Polizisten kontrollieren das Einhalten der städtischen Allgemeinverfügung

Die Beamten wurden auch auf die Mutter mit ihren drei Kindern aufmerksam. Eine als Zeugin geladene Polizistin sagte aus: „Uns kam es so vor, als sei die Familie schon recht lange an einem Fleck gewesen. Auch wenn sie sich nicht niedergelassen hatten.“ Demnach hätten sich die 43-Jährige und ihre Kinder nicht an die Vorgaben der Stadt gehalten. Denn demnach sei ein Verweilen an der östlichen Uferstraße untersagt gewesen. Also verhängten die Beamten ein Bußgeld von 100 Euro.

Doch die 43-Jährige war nicht bereit, das Geld zu zahlen, und legte Einspruch gegen den Bußgeldbescheid ein. „Wir waren wirklich nur spazieren. Mit Kindern kommt man eben nicht so schnell vom Fleck. Die springen herum und bis man alle eingesammelt hat, kann es dauern“, rechtfertigte sie sich. Von dem Verweilverbot habe sie nichts gewusst, sagte die Frau.

Dass an beiden Zugängen zur östlichen Uferstraße zu dieser Zeit Schilder hingen, die Fußgänger auf das Verbot der Stadt hinweisen sollten, war für Richter Oliver Kovatschevitsch kein Grund, den Bußgeldbescheid durchzuwinken.

Richter: „Ich habe Zweifel an dieser Allgemeinverfügung„

„Ich habe Zweifel an der Allgemeinverfügung und daran, ob diese überhaupt gültig war“, sagte Kovatschevitsch. Denn die städtische Allgemeinverfügung berufe sich auf die im Frühjahr geltende Corona-Verordnung des Landes Baden-Württemberg – im vorliegenden Fall konkret auf den Abschnitt Spiel- und Bolzplätze.

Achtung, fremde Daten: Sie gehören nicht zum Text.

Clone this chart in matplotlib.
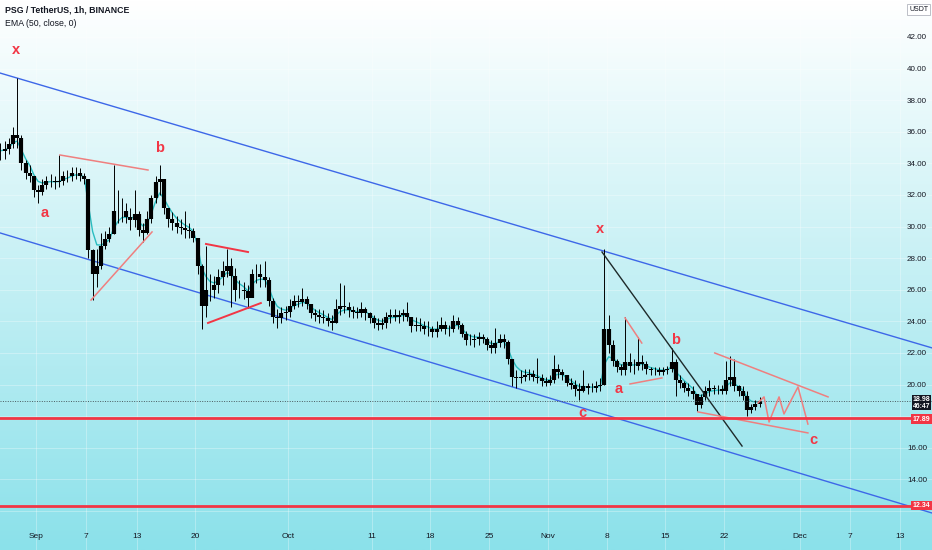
import matplotlib.pyplot as plt
import matplotlib.transforms as mtransforms
from matplotlib.colors import LinearSegmentedColormap
import numpy as np
import pandas as pd

plt.rcParams['font.family'] = ['Liberation Sans', 'DejaVu Sans']

# x axis is measured in days from 1 Sep 2021
start = pd.Timestamp('2021-09-01')
bar_times = pd.date_range('2021-08-27 18:00', periods=182, freq='12h')

high = [35.3, 35.4, 35.6, 36.3, 39.4, 35.8, 34.2, 33.9, 33.2, 32.6,
        33.0, 33.2, 33.3, 33.2, 34.5, 33.5, 33.6, 33.8, 33.8, 33.7,
        33.4, 33.0, 28.6, 28.6, 29.6, 29.7, 30.0, 33.9, 32.3, 31.8,
        31.5, 31.2, 32.3, 31.0, 30.2, 31.0, 32.0, 33.2, 33.9, 33.0,
        31.2, 30.9, 30.7, 30.5, 31.0, 30.2, 29.9, 29.3, 27.6, 28.8,
        27.0, 26.9, 27.3, 27.8, 28.6, 28.0, 27.4, 26.6, 26.5, 26.3,
        27.3, 27.6, 27.6, 27.8, 26.8, 25.5, 24.8, 24.9, 25.0, 25.4,
        25.7, 25.7, 26.1, 25.6, 25.1, 24.8, 24.8, 24.7, 24.5, 24.4,
        25.4, 26.4, 26.3, 25.2, 25.0, 24.9, 25.2, 24.9, 24.6, 24.4,
        24.2, 24.2, 24.6, 24.8, 24.8, 24.7, 24.8, 25.2, 24.3, 24.3,
        24.2, 24.0, 24.0, 23.7, 24.0, 24.3, 24.0, 23.8, 24.4, 24.3,
        23.9, 23.4, 23.2, 23.2, 23.3, 23.2, 23.0, 22.8, 23.6, 23.2,
        23.2, 22.8, 21.6, 20.9, 20.9, 21.0, 21.0, 20.9, 21.7, 20.7,
        20.5, 20.6, 21.9, 21.3, 21.0, 20.6, 20.4, 20.3, 20.1, 20.9,
        20.1, 20.1, 20.2, 20.4, 28.6, 24.4, 22.8, 21.6, 21.3, 24.3,
        22.0, 21.6, 23.0, 21.9, 21.5, 21.1, 21.1, 21.1, 21.1, 21.2,
        22.3, 21.6, 20.6, 20.2, 20.1, 19.9, 19.4, 19.4, 19.9, 20.3,
        20.0, 20.0, 20.0, 21.5, 21.8, 21.6, 20.0, 19.9, 19.6, 18.8,
        19.0, 19.2]
low = [34.2, 34.3, 34.6, 35.0, 35.0, 33.6, 33.0, 32.8, 31.9, 31.5,
       32.0, 32.4, 32.5, 32.4, 32.5, 32.6, 32.8, 32.9, 33.0, 32.9,
       32.7, 28.0, 25.35, 26.2, 27.3, 28.6, 29.0, 29.5, 30.2, 30.3,
       30.2, 29.8, 30.0, 29.4, 29.0, 29.5, 30.2, 31.5, 32.0, 30.8,
       30.0, 29.8, 29.6, 29.5, 29.3, 29.3, 29.0, 27.0, 23.5, 24.3,
       25.3, 25.5, 25.8, 26.3, 26.8, 24.9, 25.3, 25.5, 25.4, 24.85,
       25.6, 26.4, 26.2, 26.2, 25.0, 23.9, 23.6, 23.9, 24.1, 24.3,
       24.8, 24.9, 25.0, 24.8, 24.2, 24.0, 23.9, 23.9, 23.7, 23.45,
       23.9, 24.4, 24.5, 24.3, 24.2, 24.2, 24.3, 24.1, 23.9, 23.6,
       23.45, 23.5, 23.6, 23.9, 24.0, 23.9, 24.0, 24.0, 23.3, 23.4,
       23.4, 23.2, 23.1, 23.0, 23.0, 23.4, 23.2, 23.1, 23.3, 23.5,
       23.0, 22.5, 22.5, 22.4, 22.5, 22.6, 22.2, 22.0, 22.0, 22.4,
       22.3, 21.3, 19.9, 19.8, 20.1, 20.2, 20.3, 20.2, 20.1, 19.9,
       19.9, 20.0, 20.1, 20.4, 20.3, 19.9, 19.7, 19.3, 19.0, 19.5,
       19.4, 19.5, 19.5, 19.6, 20.0, 22.0, 21.2, 20.8, 20.6, 20.6,
       20.8, 20.7, 20.9, 20.9, 20.7, 20.6, 20.6, 20.6, 20.6, 20.7,
       20.8, 19.3, 19.8, 19.5, 19.3, 19.1, 18.3, 18.5, 19.0, 19.3,
       19.4, 19.4, 19.4, 19.4, 19.9, 19.6, 19.3, 19.0, 18.0, 18.2,
       18.4, 18.6]
close = [34.8, 34.9, 35.2, 35.8, 35.6, 34.0, 33.4, 33.2, 32.3, 32.2,
         32.6, 32.9, 32.9, 32.8, 32.9, 33.2, 33.2, 33.4, 33.4, 33.2,
         33.0, 28.5, 27.0, 27.5, 28.8, 29.2, 29.5, 31.0, 31.0, 31.0,
         30.6, 30.4, 30.8, 29.8, 29.6, 30.5, 31.8, 32.8, 33.0, 31.2,
         30.5, 30.2, 30.0, 29.9, 29.8, 29.7, 29.3, 27.5, 25.0, 26.0,
         26.0, 26.3, 26.8, 27.2, 27.5, 26.9, 26.0, 26.0, 25.9, 25.5,
         27.0, 27.0, 26.8, 26.6, 25.3, 24.3, 24.2, 24.5, 24.6, 25.0,
         25.3, 25.2, 25.4, 25.1, 24.5, 24.4, 24.3, 24.2, 24.0, 23.9,
         24.8, 25.0, 24.9, 24.7, 24.6, 24.5, 24.8, 24.5, 24.2, 23.9,
         23.8, 23.9, 24.3, 24.4, 24.3, 24.4, 24.5, 24.3, 23.7, 23.8,
         23.7, 23.5, 23.5, 23.3, 23.5, 23.8, 23.5, 23.5, 24.0, 23.8,
         23.2, 22.8, 22.8, 22.9, 23.0, 22.9, 22.5, 22.3, 22.6, 22.9,
         22.7, 21.6, 20.5, 20.4, 20.5, 20.6, 20.7, 20.5, 20.4, 20.2,
         20.1, 20.3, 21.0, 20.8, 20.6, 20.1, 20.0, 19.7, 19.6, 19.9,
         19.8, 19.8, 19.9, 20.0, 23.5, 22.5, 21.5, 21.1, 20.9, 21.4,
         21.2, 21.2, 21.4, 21.3, 21.0, 20.9, 20.9, 20.8, 20.9, 21.0,
         21.4, 20.3, 20.1, 19.8, 19.6, 19.4, 18.7, 19.2, 19.6, 19.8,
         19.7, 19.7, 19.6, 20.3, 20.5, 19.9, 19.6, 19.3, 18.4, 18.6,
         18.8, 18.98]

last_price = 18.98
countdown = '46:47'
support_1 = 17.89
support_2 = 12.34

price_ticks = [12, 14, 16, 18, 20, 22, 24, 26, 28, 30, 32, 34, 36, 38, 40, 42]
# 12.00 and 18.00 sit under the price badges
hidden_ticks = [12, 18]
tick_dates = ['2021-09-01', '2021-09-07', '2021-09-13', '2021-09-20', '2021-10-01',
              '2021-10-11', '2021-10-18', '2021-10-25', '2021-11-01', '2021-11-08',
              '2021-11-15', '2021-11-22', '2021-12-01', '2021-12-07', '2021-12-13']
tick_labels = ['Sep', '7', '13', '20', 'Oct', '11', '18', '25', 'Nov', '8',
               '15', '22', 'Dec', '7', '13']

# drawings (day, price)
upper_channel = ([-4.3, 106.8], [39.72, 22.32])
lower_channel = ([-4.3, 106.8], [29.6, 11.87])
tri1_top = ([2.86, 13.35], [34.53, 33.58])
tri1_bottom = ([6.56, 13.83], [25.35, 29.66])
tri2_top = ([20.26, 25.27], [28.9, 28.39])
tri2_bottom = ([20.5, 26.8], [23.9, 25.16])
trend_black = ([67.46, 84.15], [28.39, 16.11])
flag_top = ([70.2, 72.2], [24.22, 22.63])
flag_bottom = ([70.8, 74.6], [20.04, 20.42])
wedge_top = ([80.9, 94.4], [22.0, 19.22])
wedge_bottom = ([78.9, 92.0], [18.27, 16.94])
zigzag = ([86.05, 86.77, 87.37, 88.56, 89.15, 90.82, 92.0],
          [18.84, 19.22, 17.63, 19.22, 18.14, 19.85, 17.5])
wave_labels = [('x', -2.38, 41.18), ('a', 1.07, 30.86), ('b', 14.78, 34.97),
               ('x', 67.2, 29.85), ('b', 76.2, 22.8), ('a', 69.5, 19.72),
               ('c', 65.1, 18.2), ('c', 92.6, 16.5)]

t = np.array((bar_times - start) / pd.Timedelta(days=1))
opens = [close[0]] + close[:-1]
ema = pd.Series(close).ewm(span=4.2, adjust=False).mean()

fig = plt.figure(figsize=(9.32, 5.5), dpi=100)
ax = fig.add_axes([0, 0, 1, 1])
xmin, xmax = -4.29, 106.79
ymin, ymax = 9.53, 44.34

bg = LinearSegmentedColormap.from_list('bg', ['#ffffff', '#8be1ea'])
ax.imshow(np.linspace(0, 1, 256).reshape(-1, 1), cmap=bg, aspect='auto',
          extent=[xmin, xmax, ymin, ymax], zorder=0)

red = '#f23645'
soft_red = '#ef7f7f'
blue = '#3d67e8'

ax.plot(*upper_channel, color=blue, lw=1.0, zorder=2)
ax.plot(*lower_channel, color=blue, lw=1.0, zorder=2)

ax.plot(t, ema, color='#2bbdc0', lw=1.0, zorder=2.5)
ax.vlines(t, low, high, color='black', lw=0.7, zorder=3)
ax.vlines(t, np.minimum(opens, close), np.maximum(opens, close), color='black', lw=3.0, zorder=3)

ax.plot(*tri1_top, color=soft_red, lw=1.1, zorder=5)
ax.plot(*tri1_bottom, color=soft_red, lw=1.1, zorder=5)
ax.plot(*tri2_top, color=red, lw=1.4, zorder=5)
ax.plot(*tri2_bottom, color=red, lw=1.4, zorder=5)
ax.plot(*trend_black, color='#1e2a2a', lw=1.0, zorder=5)
ax.plot(*flag_top, color=soft_red, lw=1.1, zorder=5)
ax.plot(*flag_bottom, color=soft_red, lw=1.1, zorder=5)
ax.plot(*wedge_top, color=soft_red, lw=1.1, zorder=5)
ax.plot(*wedge_bottom, color=soft_red, lw=1.1, zorder=5)
ax.plot(*zigzag, color=soft_red, lw=1.1, zorder=5)

ax.axhline(last_price, color='#4a5a60', lw=0.7, ls=(0, (1, 1.5)), zorder=4)
ax.axhline(support_1, color=red, lw=2.0, zorder=5)
ax.axhline(support_2, color=red, lw=2.0, zorder=5)

for txt, x, y in wave_labels:
    ax.text(x, y, txt, color=red, fontsize=10.5, fontweight='bold',
            ha='center', va='center', zorder=6)

ax.set_xlim(xmin, xmax)
ax.set_ylim(ymin, ymax)
tick_x = [(pd.Timestamp(d) - start) / pd.Timedelta(days=1) for d in tick_dates]
ax.set_xticks(tick_x)
ax.set_xticklabels(tick_labels)
ax.set_yticks(price_ticks)
ax.set_yticklabels(['' if p in hidden_ticks else '%.2f' % p for p in price_ticks])
ax.yaxis.tick_right()
ax.tick_params(axis='x', direction='in', length=0, pad=-12, labelsize=6, labelcolor='#131722')
ax.tick_params(axis='y', direction='in', length=0, pad=-18, labelsize=5.8, labelcolor='#131722')
ax.grid(color='white', alpha=0.35, lw=0.6)
for s in ax.spines.values():
    s.set_visible(False)

# price scale badges
tr = mtransforms.blended_transform_factory(ax.transAxes, ax.transData)
ax.text(0.998, last_price - 0.12, '%.2f\n%s' % (last_price, countdown), transform=tr,
        ha='right', va='center', fontsize=5.0, color='white', fontweight='bold',
        linespacing=1.0, zorder=7,
        bbox=dict(boxstyle='square,pad=0.12', fc='#131722', ec='none'))
ax.text(0.998, support_1 - 0.08, '%.2f' % support_1, transform=tr, ha='right', va='center',
        fontsize=5.0, color='white', fontweight='bold', zorder=7,
        bbox=dict(boxstyle='square,pad=0.2', fc=red, ec='none'))
ax.text(0.998, support_2, '%.2f' % support_2, transform=tr, ha='right', va='center',
        fontsize=5.0, color='white', fontweight='bold', zorder=7,
        bbox=dict(boxstyle='square,pad=0.2', fc=red, ec='none'))
ax.text(0.996, 0.983, 'USDT', transform=ax.transAxes, ha='right', va='center',
        fontsize=5, color='#131722', zorder=7,
        bbox=dict(boxstyle='square,pad=0.3', fc='white', ec='#b2b5be', lw=0.6))

ax.text(0.005, 0.982, 'PSG / TetherUS, 1h, BINANCE', transform=ax.transAxes,
        fontsize=6.3, fontweight='bold', color='#131722', va='center', zorder=7)
ax.text(0.005, 0.958, 'EMA (50, close, 0)', transform=ax.transAxes,
        fontsize=6.3, color='#131722', va='center', zorder=7)

fig.savefig('out.png', dpi=100)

„In der Corona-Verordnung hieß es ausschließlich, dass die Spiel- und Bolzplätze geschlossen werden müssen“, erklärte Kovatschevitsch. Indem die Stadt in ihrer Verfügung das Verweilen in einigen Bereichen am Ufer untersagte, habe sie die Corona-Verordnung des Landes erweitert. „Und das ist nicht rechtens. Denn es gibt dafür keine rechtliche Grundlage“, betonte der Richter. Eine Stadt könne die Corona-Verordnung des Landes in der Regel nur konkretisieren – nicht aber erweitern.

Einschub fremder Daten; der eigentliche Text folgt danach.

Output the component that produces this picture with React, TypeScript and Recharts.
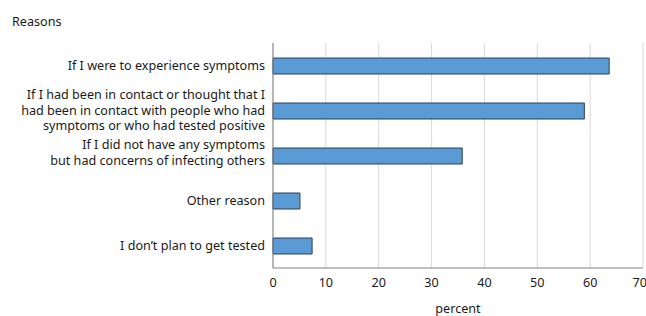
import React from "react";
import {
  Bar,
  BarChart,
  CartesianGrid,
  XAxis,
  YAxis
} from "recharts";

const reasons = [
  "If I were to experience symptoms",
  "If I had been in contact or thought that I\nhad been in contact with people who had\nsymptoms or who had tested positive",
  "If I did not have any symptoms\nbut had concerns of infecting others",
  "Other reason",
  "I don\u2019t plan to get tested"
];
const percents = [63.6, 58.9, 35.8, 5.1, 7.4];
const xTicks = [0, 10, 20, 30, 40, 50, 60, 70];

const FONT = "'Noto Sans', sans-serif";
const FS = 12.6;

function ReasonTick(props: any) {
  const { x, y, payload } = props;
  const lines: string[] = String(payload.value).split("\n");
  const lh = 15.5;
  const start = -((lines.length - 1) * lh) / 2 - (lines.length === 2 ? 3 : 0);
  return (
    <text x={x} y={y} textAnchor="end" fontSize={FS} fontFamily={FONT} fill="#1a1a1a">
      {lines.map((l, i) => (
        <tspan key={i} x={x} y={y + start + i * lh} dy="0.35em">{l}</tspan>
      ))}
    </text>
  );
}

export default function App() {
  const data = reasons.map((r, i) => ({ reason: r, value: percents[i] }));

  return (
    <div style={{ position: "absolute", left: 0, top: 0, width: 646, height: 316, background: "#fff" }}>
      <div style={{ position: "absolute", left: 12, top: 13, fontFamily: FONT, fontSize: FS, color: "#1a1a1a" }}>
        Reasons
      </div>
      <BarChart
        width={646}
        height={316}
        data={data}
        layout="vertical"
        margin={{ top: 43, right: 3, bottom: 0, left: 0 }}
      >
        <CartesianGrid horizontal={false} stroke="#d9d9d9" />
        <XAxis
          type="number"
          domain={[0, 70]}
          ticks={xTicks}
          height={48}
          axisLine={{ stroke: "#808080" }}
          tickLine={false}
          tick={{ fontSize: FS, fontFamily: FONT, fill: "#1a1a1a" }}
          tickMargin={4}
          label={{ value: "percent", position: "insideBottom", offset: 3, fontSize: FS, fontFamily: FONT, fill: "#1a1a1a" }}
        />
        <XAxis
          xAxisId="top"
          orientation="top"
          type="number"
          domain={[0, 70]}
          height={0}
          tick={false}
          tickLine={false}
          axisLine={{ stroke: "#808080" }}
        />
        <YAxis
          type="category"
          dataKey="reason"
          width={273}
          axisLine={{ stroke: "#808080" }}
          tickLine={false}
          tick={<ReasonTick />}
          interval={0}
        />
        <YAxis
          yAxisId="right"
          orientation="right"
          type="category"
          dataKey="reason"
          width={0}
          tick={false}
          tickLine={false}
          axisLine={{ stroke: "#808080" }}
        />
        <Bar
          dataKey="value"
          fill="#5b9bd5"
          stroke="#2f3f52"
          strokeWidth={1}
          barSize={16}
          isAnimationActive={false}
        />
      </BarChart>
    </div>
  );
}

Richter entscheidet: Beide Verfahren werden eingestellt

Aus diesem Grund verfügte Kovatschevitsch, dass das Verfahren gegen die 43-Jährige eingestellt wird. Ebenso wie das darauffolgende, in dem es um den Aufenthalt eines Paares am Fischbacher Seeufer ging. Die Bußgeldbescheide müssen somit nicht bezahlt werden.